Reeva’s side of the story had to be assembled from objects and from those who knew her. Her best friend. Her family. Her schedule. Her speech notes for a Valentine’s Day appearance at a girls’ school, where she planned to talk about domestic abuse prevention. Her recent support for a campaign drawing attention to violence against women in South Africa, where a woman was being killed by an intimate partner with sickening regularity. The irony was almost unbearable. She had prepared words urging other women to be brave and make their voices heard. Hours later she was dead behind a locked door.
The press made the relationship look glossy because that is what the press does with attractive people and sudden tragedy. But the more we looked, the less glamorous it became. Their relationship had lasted only a few months. That short span mattered. Real violence can bloom quickly in a relationship when obsession is mistaken for romance and control is mistaken for devotion. Reeva seemed to be discovering the edges of him just as the public was still learning her name.
When the trial began in March 2014, the courtroom became another kind of theater, but one where detail finally had its own microphone. South Africa had no jury. A judge and assessors would decide what the evidence proved. Oscar entered in tailored suits and with a face the entire world recognized. There were days when he cried, days when he retched at photographs, days when the room watched him as much as it watched the witnesses. But the prosecution kept dragging the case back to the same hard ground: the door, the bullets, the screams, the phone, the messages, the improbability of not knowing where Reeva was before firing into a locked space.

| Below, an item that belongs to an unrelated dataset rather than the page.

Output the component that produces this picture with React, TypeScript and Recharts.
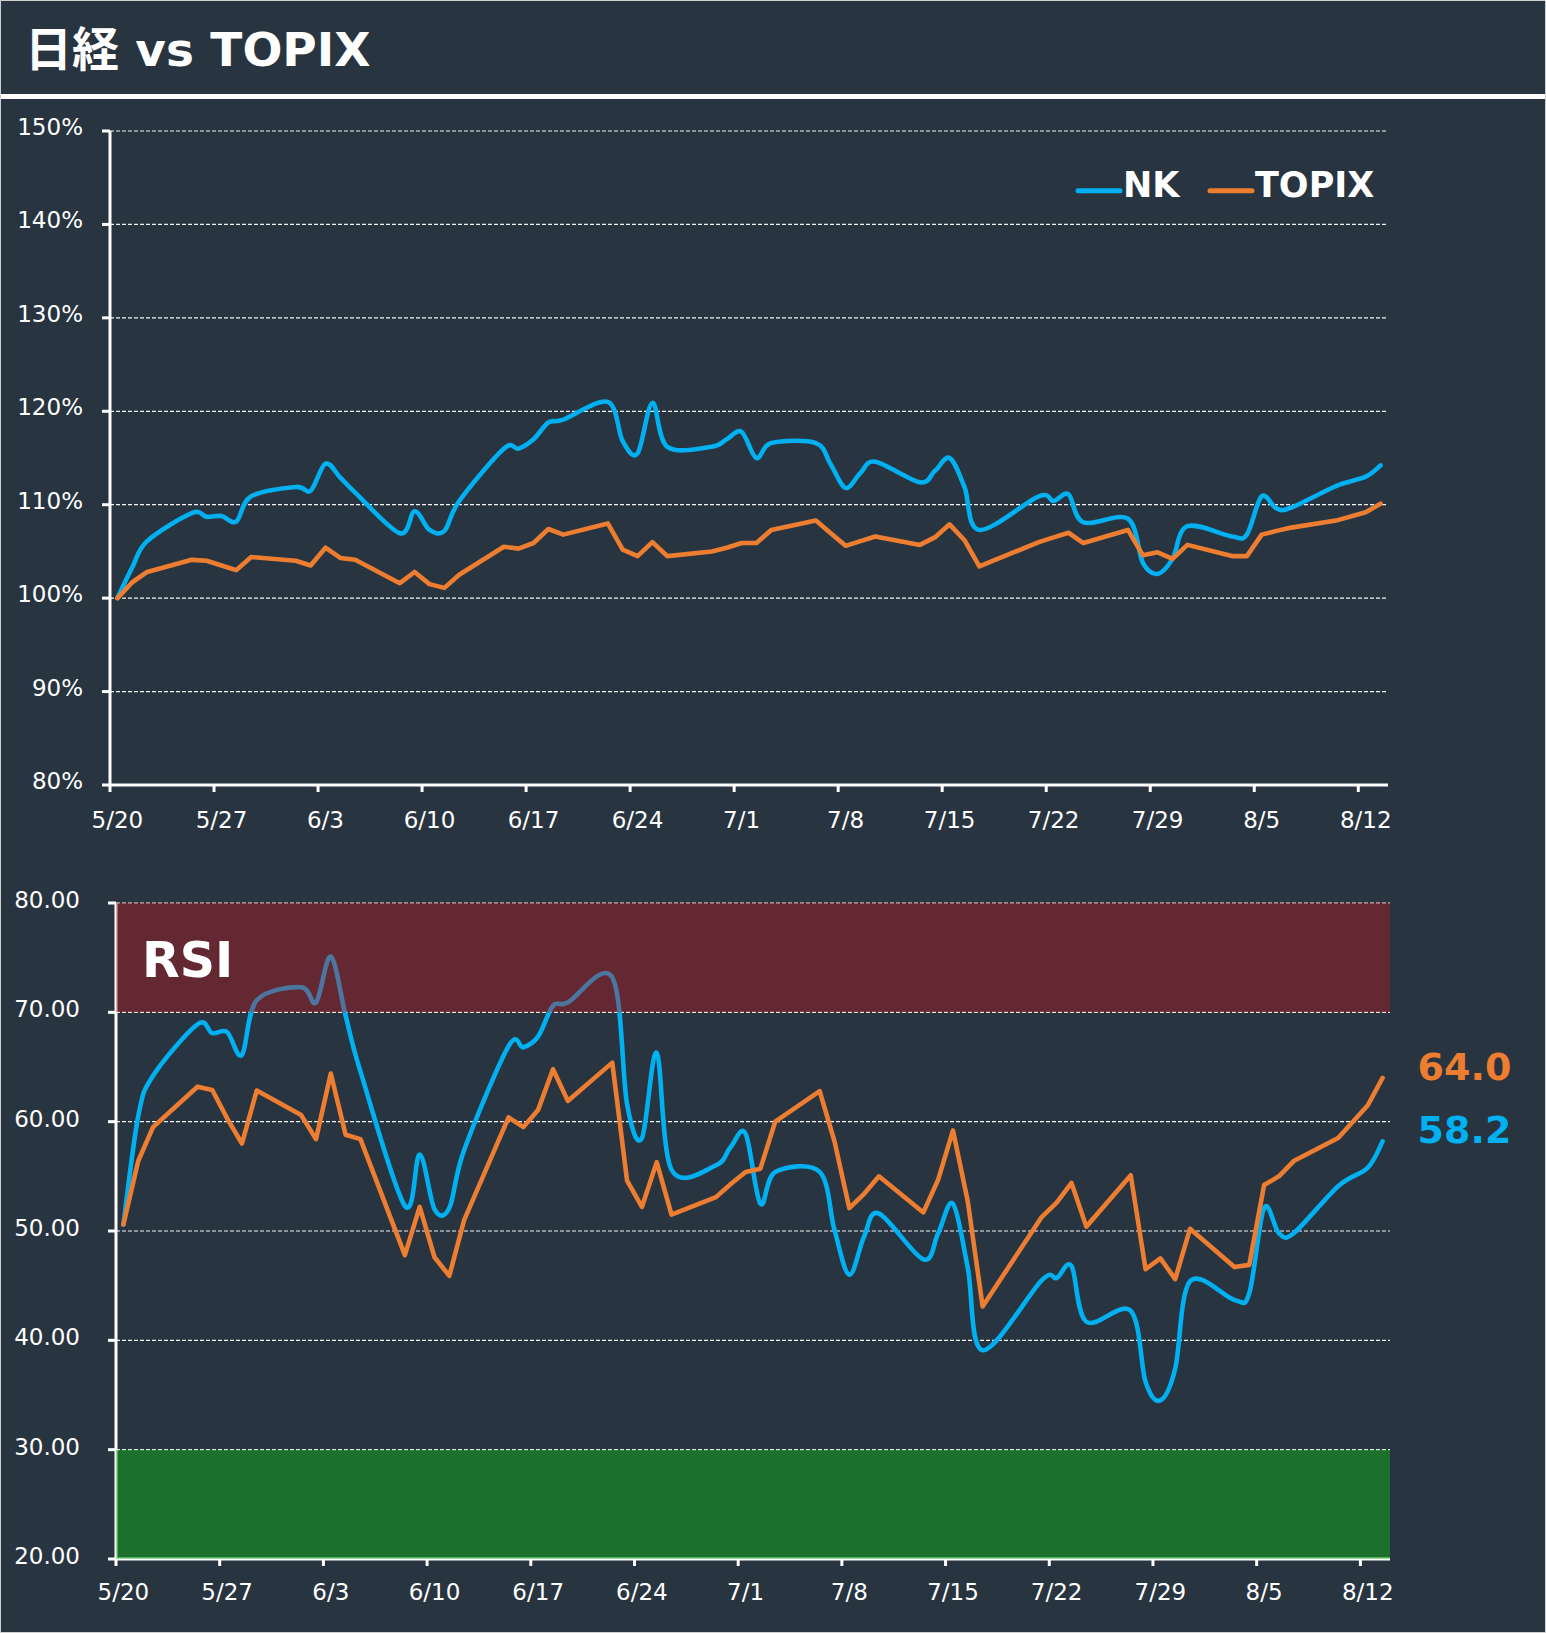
import React from "react";
import {
  LineChart,
  Line,
  XAxis,
  YAxis,
  CartesianGrid,
  ReferenceArea,
  LabelList,
} from "recharts";

// trading days (month/day)
const tradeDates = [
  "5/20", "5/21", "5/22", "5/25", "5/26", "5/27", "5/28", "5/29",
  "6/1", "6/2", "6/3", "6/4", "6/5", "6/8", "6/9", "6/10", "6/11", "6/12",
  "6/15", "6/16", "6/17", "6/18", "6/19", "6/22", "6/23", "6/24", "6/25", "6/26",
  "6/29", "6/30", "7/1", "7/2", "7/3", "7/6", "7/7", "7/8", "7/9", "7/10",
  "7/13", "7/14", "7/15", "7/16", "7/17", "7/21", "7/22", "7/23", "7/24",
  "7/27", "7/28", "7/29", "7/30", "7/31", "8/3", "8/4", "8/5", "8/6", "8/7",
  "8/10", "8/12", "8/13",
];

// performance vs 5/20 (%)
const nkPerf = [
  100.0, 103.3, 106.1, 109.1, 108.7, 108.8, 108.2, 110.9,
  111.9, 111.5, 114.4, 112.9, 111.3, 106.95, 109.3, 107.3, 107.2, 110.4,
  116.0, 116.0, 117.0, 118.8, 119.1, 121.0, 116.8, 115.5, 120.9, 116.2,
  116.2, 117.0, 117.8, 115.0, 116.6, 116.6, 114.3, 111.8, 113.4, 114.6,
  112.4, 113.6, 115.0, 111.9, 107.3, 110.9, 110.4, 111.1, 108.1,
  108.5, 103.8, 102.6, 104.2, 107.7, 106.6, 106.8, 110.9, 109.6, 109.7,
  112.0, 113.0, 114.2,
];
const topixPerf = [
  100.0, 101.7, 102.8, 104.1, 104.0, 103.5, 103.0, 104.4,
  104.0, 103.5, 105.4, 104.3, 104.1, 101.6, 102.8, 101.5, 101.1, 102.5,
  105.5, 105.3, 105.9, 107.4, 106.8, 108.0, 105.2, 104.5, 106.0, 104.5,
  105.0, 105.4, 105.9, 105.9, 107.3, 108.3, 106.95, 105.6, 106.1, 106.6,
  105.7, 106.5, 107.9, 106.2, 103.4, 106.0, 106.5, 107.0, 105.9,
  107.3, 104.6, 104.9, 104.2, 105.7, 104.5, 104.5, 106.8, 107.2, 107.55,
  108.3, 109.2, 110.1,
];

// RSI
const nkRsi = [
  50.6, 60.5, 64.2, 68.9, 68.1, 68.2, 66.1, 71.1,
  72.3, 70.9, 75.1, 69.7, 64.6, 52.3, 57.0, 52.0, 52.1, 57.4,
  66.9, 66.8, 67.8, 70.6, 70.9, 73.2, 61.6, 58.5, 66.3, 55.6,
  56.0, 57.7, 58.9, 52.5, 55.4, 55.4, 50.1, 46.0, 49.5, 51.6,
  47.4, 49.8, 52.5, 46.6, 39.1, 45.5, 45.7, 46.8, 41.7,
  42.7, 36.2, 34.5, 37.4, 45.4, 43.7, 44.3, 52.1, 49.8, 49.8,
  54.1, 55.8, 58.2,
];
const topixRsi = [
  50.6, 56.4, 59.5, 63.2, 62.9, 60.3, 58.0, 62.85,
  60.6, 58.4, 64.4, 58.8, 58.4, 47.8, 52.2, 47.6, 45.9, 51.0,
  60.4, 59.5, 61.1, 64.8, 61.9, 65.4, 54.6, 52.2, 56.3, 51.5,
  53.1, 54.3, 55.4, 55.7, 60.0, 62.8, 58.2, 52.1, 53.4, 55.0,
  51.7, 54.7, 59.2, 52.7, 43.1, 51.3, 52.6, 54.4, 50.4,
  55.1, 46.5, 47.5, 45.6, 50.2, 46.7, 46.9, 54.2, 55.0, 56.4,
  58.5, 61.5, 64.0,
];

const xTickLabels = ["5/20", "5/27", "6/3", "6/10", "6/17", "6/24", "7/1", "7/8", "7/15", "7/22", "7/29", "8/5", "8/12"];
const perfTicks = [80, 90, 100, 110, 120, 130, 140, 150];
const rsiTicks = [20, 30, 40, 50, 60, 70, 80];
const seriesNames = ["NK", "TOPIX"];

const BG = "#28343f";
const BLUE = "#00B0F0";
const ORANGE = "#ED7D31";
const FONT = "'DejaVu Sans', 'Noto Sans CJK JP', sans-serif";
const DAY_SPAN = 86; // 5/20 .. 8/13 inclusive
const LINE_W = 4.6;

// days since 5/20
const monthStart: Record<number, number> = { 5: -20, 6: 11, 7: 41, 8: 72 };
const dayOffset = (s: string) => {
  const [m, d] = s.split("/").map(Number);
  return monthStart[m] + d;
};

const xTickDays = xTickLabels.map(dayOffset);

// each trading day sits in the middle of its day slot
const data = tradeDates.map((dt, i) => ({
  x: dayOffset(dt) + 0.5,
  nk: nkPerf[i],
  topix: topixPerf[i],
  nkRsi: nkRsi[i],
  topixRsi: topixRsi[i],
}));

// Excel-like smoothed line (Catmull-Rom through the points)
const excelSmooth: any = (context: any) => {
  let pts: number[][] = [];
  return {
    areaStart() {},
    areaEnd() {},
    lineStart() {
      pts = [];
    },
    point(x: number, y: number) {
      pts.push([+x, +y]);
    },
    lineEnd() {
      if (!pts.length) return;
      context.moveTo(pts[0][0], pts[0][1]);
      for (let i = 0; i < pts.length - 1; i++) {
        const p0 = pts[i - 1] || pts[i];
        const p1 = pts[i];
        const p2 = pts[i + 1];
        const p3 = pts[i + 2] || p2;
        context.bezierCurveTo(
          p1[0] + (p2[0] - p0[0]) / 6,
          p1[1] + (p2[1] - p0[1]) / 6,
          p2[0] - (p3[0] - p1[0]) / 6,
          p2[1] - (p3[1] - p1[1]) / 6,
          p2[0],
          p2[1]
        );
      }
    },
  };
};

const axisStyle = { stroke: "#ffffff", strokeWidth: 3 };

const XTick = (p: any) => {
  const half = (p.width || 1278) / DAY_SPAN / 2;
  const label = xTickLabels[xTickDays.indexOf(p.payload.value)];
  return (
    <text x={p.x + half} y={p.y} textAnchor="middle" dominantBaseline="central" fill="#ffffff" fontSize={23} fontFamily={FONT}>
      {label}
    </text>
  );
};

const makeYTick = (fmt: (v: number) => string, shift: number) => (p: any) => (
  <text x={p.x} y={p.y + shift} textAnchor="end" dominantBaseline="central" fill="#ffffff" fontSize={23} fontFamily={FONT}>
    {fmt(p.payload.value)}
  </text>
);

// value label to the right of the last point
const endLabel = (color: string) => (props: any) => {
  const vb = props.viewBox || {};
  const px = props.x ?? vb.x;
  const py = props.y ?? vb.y;
  if (props.index !== data.length - 1 || px == null) return null;
  return (
    <text x={px + 35} y={py - 11} fill={color} fontSize={38} fontWeight="bold" fontFamily={FONT} dominantBaseline="central">
      {Number(props.value).toFixed(1)}
    </text>
  );
};

const rsiLabel = (props: any) => {
  const vb = props.viewBox || {};
  return (
    <text x={vb.x + 26} y={vb.y + 74} fill="#ffffff" fontSize={49} fontWeight="bold" fontFamily={FONT}>
      RSI
    </text>
  );
};

export default function App() {
  return (
    <div style={{ position: "relative", width: 1546, height: 1633, background: BG, overflow: "hidden", fontFamily: FONT }}>
      <style>{`body{margin:0;}`}</style>

      {/* title bar */}
      <svg width={1546} height={110} style={{ position: "absolute", left: 0, top: 0 }}>
        <text x={25} y={66} fill="#ffffff" fontSize={47} fontWeight="bold" fontFamily={FONT}>
          日経 vs TOPIX
        </text>
        <rect x={0} y={94} width={1546} height={5} fill="#ffffff" />
      </svg>

      {/* performance chart */}
      <div style={{ position: "absolute", left: 0, top: 0 }}>
        <LineChart width={1546} height={860} data={data} margin={{ top: 131, right: 158, bottom: 15, left: 10 }}>
          <CartesianGrid vertical={false} stroke="#ffffff" strokeOpacity={0.95} strokeDasharray="4 2" strokeWidth={1.2} />
          <XAxis
            dataKey="x"
            type="number"
            domain={[0, DAY_SPAN]}
            ticks={xTickDays}
            interval={0}
            height={60}
            axisLine={axisStyle}
            tickLine={axisStyle}
            tickSize={7}
            tickMargin={28}
            tick={XTick}
          />
          <YAxis
            type="number"
            domain={[80, 150]}
            ticks={perfTicks}
            interval={0}
            width={100}
            axisLine={axisStyle}
            tickLine={axisStyle}
            tickSize={8}
            tickMargin={19}
            tick={makeYTick((v) => `${v}%`, -4)}
          />
          <Line dataKey="nk" name={seriesNames[0]} type={excelSmooth} stroke={BLUE} strokeWidth={LINE_W} strokeLinecap="round" strokeLinejoin="round" dot={false} activeDot={false} isAnimationActive={false} />
          <Line dataKey="topix" name={seriesNames[1]} type="linear" stroke={ORANGE} strokeWidth={LINE_W} strokeLinecap="round" strokeLinejoin="round" dot={false} activeDot={false} isAnimationActive={false} />
        </LineChart>
      </div>

      {/* legend */}
      <svg width={340} height={60} style={{ position: "absolute", left: 1070, top: 160 }}>
        <line x1={8} y1={30.7} x2={50} y2={30.7} stroke={BLUE} strokeWidth={5} strokeLinecap="round" />
        <text x={53} y={37} fill="#ffffff" fontSize={35} fontWeight="bold" fontFamily={FONT}>
          {seriesNames[0]}
        </text>
        <line x1={140} y1={30.7} x2={182} y2={30.7} stroke={ORANGE} strokeWidth={5} strokeLinecap="round" />
        <text x={185} y={37} fill="#ffffff" fontSize={35} fontWeight="bold" fontFamily={FONT}>
          {seriesNames[1]}
        </text>
      </svg>

      {/* RSI chart */}
      <div style={{ position: "absolute", left: 0, top: 860 }}>
        <LineChart width={1546} height={773} data={data} margin={{ top: 43, right: 156, bottom: 14, left: 16 }}>
          <CartesianGrid vertical={false} stroke="#ffffff" strokeOpacity={0.95} strokeDasharray="4 2" strokeWidth={1.2} />
          <XAxis
            dataKey="x"
            type="number"
            domain={[0, DAY_SPAN]}
            ticks={xTickDays}
            interval={0}
            height={60}
            axisLine={axisStyle}
            tickLine={axisStyle}
            tickSize={7}
            tickMargin={26}
            tick={XTick}
          />
          <YAxis
            type="number"
            domain={[20, 80]}
            ticks={rsiTicks}
            interval={0}
            width={100}
            axisLine={axisStyle}
            tickLine={axisStyle}
            tickSize={8}
            tickMargin={28}
            tick={makeYTick((v) => v.toFixed(2), -3)}
          />
          <Line dataKey="nkRsi" type={excelSmooth} stroke={BLUE} strokeWidth={LINE_W} strokeLinecap="round" strokeLinejoin="round" dot={false} activeDot={false} isAnimationActive={false}>
            <LabelList dataKey="nkRsi" content={endLabel(BLUE)} />
          </Line>
          <Line dataKey="topixRsi" type="linear" stroke={ORANGE} strokeWidth={LINE_W} strokeLinecap="round" strokeLinejoin="round" dot={false} activeDot={false} isAnimationActive={false}>
            <LabelList dataKey="topixRsi" content={endLabel(ORANGE)} />
          </Line>
          <ReferenceArea y1={70} y2={80} fill="rgb(200,20,30)" fillOpacity={0.38} stroke="none" zIndex={1500} label={rsiLabel} />
          <ReferenceArea y1={20} y2={30} fill="rgb(15,190,20)" fillOpacity={0.44} stroke="none" zIndex={1500} />
        </LineChart>
      </div>

      {/* thin outer frame */}
      <div style={{ position: "absolute", inset: 0, border: "1px solid #cfcfcf", pointerEvents: "none" }} />
    </div>
  );
}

His defense leaned on vulnerability. No prosthetic legs. Prior break-ins in the estate. Fear of violent crime in South Africa. A reflexive act, not a deliberate one. It was a narrative built to preserve the distance between the man who shot and the boyfriend who knew the woman on the other side of the door.
Then the messages came into court.
Not every text was dark. That made them stronger, not weaker. Real couples do not announce the ending in every exchange. They flicker between tenderness and strain. But taken together, the messages showed a relationship with pressure inside it. Reeva trying to soothe, explain, slow things down. Oscar bristling, clinging, pushing. The sentence about fear hung over the room because it gave shape to everything else that had seemed debatable.
Fear had a name now. It had a sender. It had a date before the shooting.
In September 2014, the first verdict landed like something half-finished. Oscar was found guilty of culpable homicide rather than murder, a form of manslaughter. Five years. He would serve only about 10 months before house arrest. Reeva’s family sat with the stillness of people who have already spent too much time watching power cushion a man from the full weight of what he has done. Outside court, many people stared at the result the way you stare at a door that has shut too softly.